### Goal:
Exclude images, then output the remaining data verbatim.
### Collected material ###
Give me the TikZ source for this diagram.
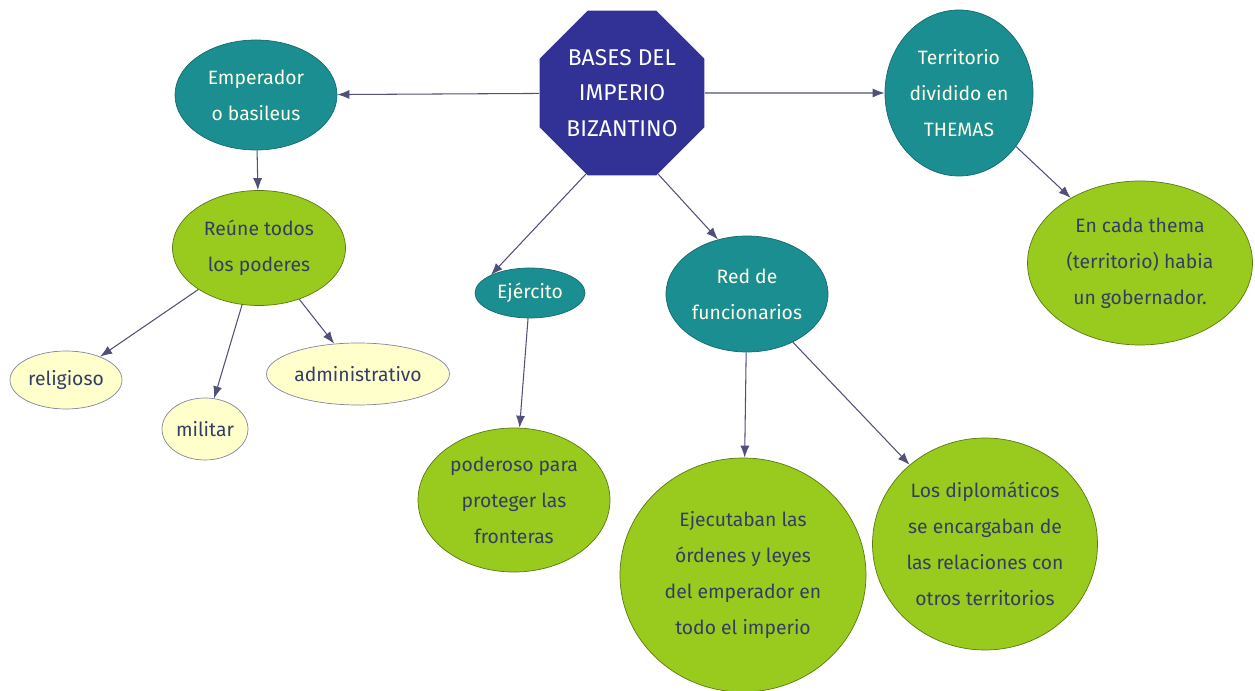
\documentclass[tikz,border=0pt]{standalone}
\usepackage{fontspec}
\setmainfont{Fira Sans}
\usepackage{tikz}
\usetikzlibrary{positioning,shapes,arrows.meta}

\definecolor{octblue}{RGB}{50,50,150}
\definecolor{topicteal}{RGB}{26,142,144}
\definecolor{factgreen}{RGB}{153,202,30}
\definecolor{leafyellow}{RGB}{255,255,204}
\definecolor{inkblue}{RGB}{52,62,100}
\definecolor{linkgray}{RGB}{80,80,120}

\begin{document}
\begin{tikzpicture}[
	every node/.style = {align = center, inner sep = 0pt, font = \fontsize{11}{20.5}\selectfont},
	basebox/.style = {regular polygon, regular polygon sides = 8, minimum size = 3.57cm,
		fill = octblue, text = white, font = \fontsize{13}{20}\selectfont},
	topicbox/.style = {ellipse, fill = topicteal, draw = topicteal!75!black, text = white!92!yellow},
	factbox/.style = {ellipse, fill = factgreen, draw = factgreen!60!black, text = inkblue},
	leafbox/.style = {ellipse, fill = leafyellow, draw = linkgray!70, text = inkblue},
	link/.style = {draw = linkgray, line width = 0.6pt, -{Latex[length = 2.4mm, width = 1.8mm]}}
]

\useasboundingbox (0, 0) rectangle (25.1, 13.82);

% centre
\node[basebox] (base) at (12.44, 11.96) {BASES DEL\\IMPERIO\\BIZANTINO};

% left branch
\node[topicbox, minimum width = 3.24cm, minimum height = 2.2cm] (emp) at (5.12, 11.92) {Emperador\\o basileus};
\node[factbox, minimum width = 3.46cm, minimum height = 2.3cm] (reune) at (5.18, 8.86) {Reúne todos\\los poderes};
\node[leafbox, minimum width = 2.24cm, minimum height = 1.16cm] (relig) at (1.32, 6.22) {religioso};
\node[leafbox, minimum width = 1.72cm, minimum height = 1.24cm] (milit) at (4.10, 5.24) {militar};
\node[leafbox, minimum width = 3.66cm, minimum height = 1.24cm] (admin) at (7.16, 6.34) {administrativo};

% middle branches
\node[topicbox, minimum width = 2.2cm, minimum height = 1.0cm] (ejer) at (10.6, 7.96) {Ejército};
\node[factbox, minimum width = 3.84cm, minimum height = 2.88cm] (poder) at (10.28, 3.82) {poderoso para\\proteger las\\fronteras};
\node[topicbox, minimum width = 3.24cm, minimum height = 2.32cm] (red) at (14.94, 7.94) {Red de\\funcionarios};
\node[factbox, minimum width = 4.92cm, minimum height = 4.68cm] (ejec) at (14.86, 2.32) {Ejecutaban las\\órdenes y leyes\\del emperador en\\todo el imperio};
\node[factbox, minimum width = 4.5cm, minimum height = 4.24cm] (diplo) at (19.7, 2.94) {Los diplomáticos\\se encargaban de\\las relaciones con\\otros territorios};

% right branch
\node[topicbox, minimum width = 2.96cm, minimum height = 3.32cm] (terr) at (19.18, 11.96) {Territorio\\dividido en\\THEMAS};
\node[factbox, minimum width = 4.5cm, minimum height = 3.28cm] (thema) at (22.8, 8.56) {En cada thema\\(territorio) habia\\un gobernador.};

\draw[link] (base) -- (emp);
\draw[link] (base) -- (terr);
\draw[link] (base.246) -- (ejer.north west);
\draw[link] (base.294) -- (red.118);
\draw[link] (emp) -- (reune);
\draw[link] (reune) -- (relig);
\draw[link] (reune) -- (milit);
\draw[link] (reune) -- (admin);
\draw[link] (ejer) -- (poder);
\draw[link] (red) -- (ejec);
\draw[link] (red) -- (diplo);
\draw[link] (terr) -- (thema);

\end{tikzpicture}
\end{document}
###
### Problem solution:
Give me the TikZ source for this diagram.
\documentclass[tikz,border=0pt]{standalone}
\usepackage{fontspec}
\setmainfont{Fira Sans}
\usepackage{tikz}
\usetikzlibrary{positioning,shapes,arrows.meta}

\definecolor{octblue}{RGB}{50,50,150}
\definecolor{topicteal}{RGB}{26,142,144}
\definecolor{factgreen}{RGB}{153,202,30}
\definecolor{leafyellow}{RGB}{255,255,204}
\definecolor{inkblue}{RGB}{52,62,100}
\definecolor{linkgray}{RGB}{80,80,120}

\begin{document}
\begin{tikzpicture}[
	every node/.style = {align = center, inner sep = 0pt, font = \fontsize{11}{20.5}\selectfont},
	basebox/.style = {regular polygon, regular polygon sides = 8, minimum size = 3.57cm,
		fill = octblue, text = white, font = \fontsize{13}{20}\selectfont},
	topicbox/.style = {ellipse, fill = topicteal, draw = topicteal!75!black, text = white!92!yellow},
	factbox/.style = {ellipse, fill = factgreen, draw = factgreen!60!black, text = inkblue},
	leafbox/.style = {ellipse, fill = leafyellow, draw = linkgray!70, text = inkblue},
	link/.style = {draw = linkgray, line width = 0.6pt, -{Latex[length = 2.4mm, width = 1.8mm]}}
]

\useasboundingbox (0, 0) rectangle (25.1, 13.82);

% centre
\node[basebox] (base) at (12.44, 11.96) {BASES DEL\\IMPERIO\\BIZANTINO};

% left branch
\node[topicbox, minimum width = 3.24cm, minimum height = 2.2cm] (emp) at (5.12, 11.92) {Emperador\\o basileus};
\node[factbox, minimum width = 3.46cm, minimum height = 2.3cm] (reune) at (5.18, 8.86) {Reúne todos\\los poderes};
\node[leafbox, minimum width = 2.24cm, minimum height = 1.16cm] (relig) at (1.32, 6.22) {religioso};
\node[leafbox, minimum width = 1.72cm, minimum height = 1.24cm] (milit) at (4.10, 5.24) {militar};
\node[leafbox, minimum width = 3.66cm, minimum height = 1.24cm] (admin) at (7.16, 6.34) {administrativo};

% middle branches
\node[topicbox, minimum width = 2.2cm, minimum height = 1.0cm] (ejer) at (10.6, 7.96) {Ejército};
\node[factbox, minimum width = 3.84cm, minimum height = 2.88cm] (poder) at (10.28, 3.82) {poderoso para\\proteger las\\fronteras};
\node[topicbox, minimum width = 3.24cm, minimum height = 2.32cm] (red) at (14.94, 7.94) {Red de\\funcionarios};
\node[factbox, minimum width = 4.92cm, minimum height = 4.68cm] (ejec) at (14.86, 2.32) {Ejecutaban las\\órdenes y leyes\\del emperador en\\todo el imperio};
\node[factbox, minimum width = 4.5cm, minimum height = 4.24cm] (diplo) at (19.7, 2.94) {Los diplomáticos\\se encargaban de\\las relaciones con\\otros territorios};

% right branch
\node[topicbox, minimum width = 2.96cm, minimum height = 3.32cm] (terr) at (19.18, 11.96) {Territorio\\dividido en\\THEMAS};
\node[factbox, minimum width = 4.5cm, minimum height = 3.28cm] (thema) at (22.8, 8.56) {En cada thema\\(territorio) habia\\un gobernador.};

\draw[link] (base) -- (emp);
\draw[link] (base) -- (terr);
\draw[link] (base.246) -- (ejer.north west);
\draw[link] (base.294) -- (red.118);
\draw[link] (emp) -- (reune);
\draw[link] (reune) -- (relig);
\draw[link] (reune) -- (milit);
\draw[link] (reune) -- (admin);
\draw[link] (ejer) -- (poder);
\draw[link] (red) -- (ejec);
\draw[link] (red) -- (diplo);
\draw[link] (terr) -- (thema);

\end{tikzpicture}
\end{document}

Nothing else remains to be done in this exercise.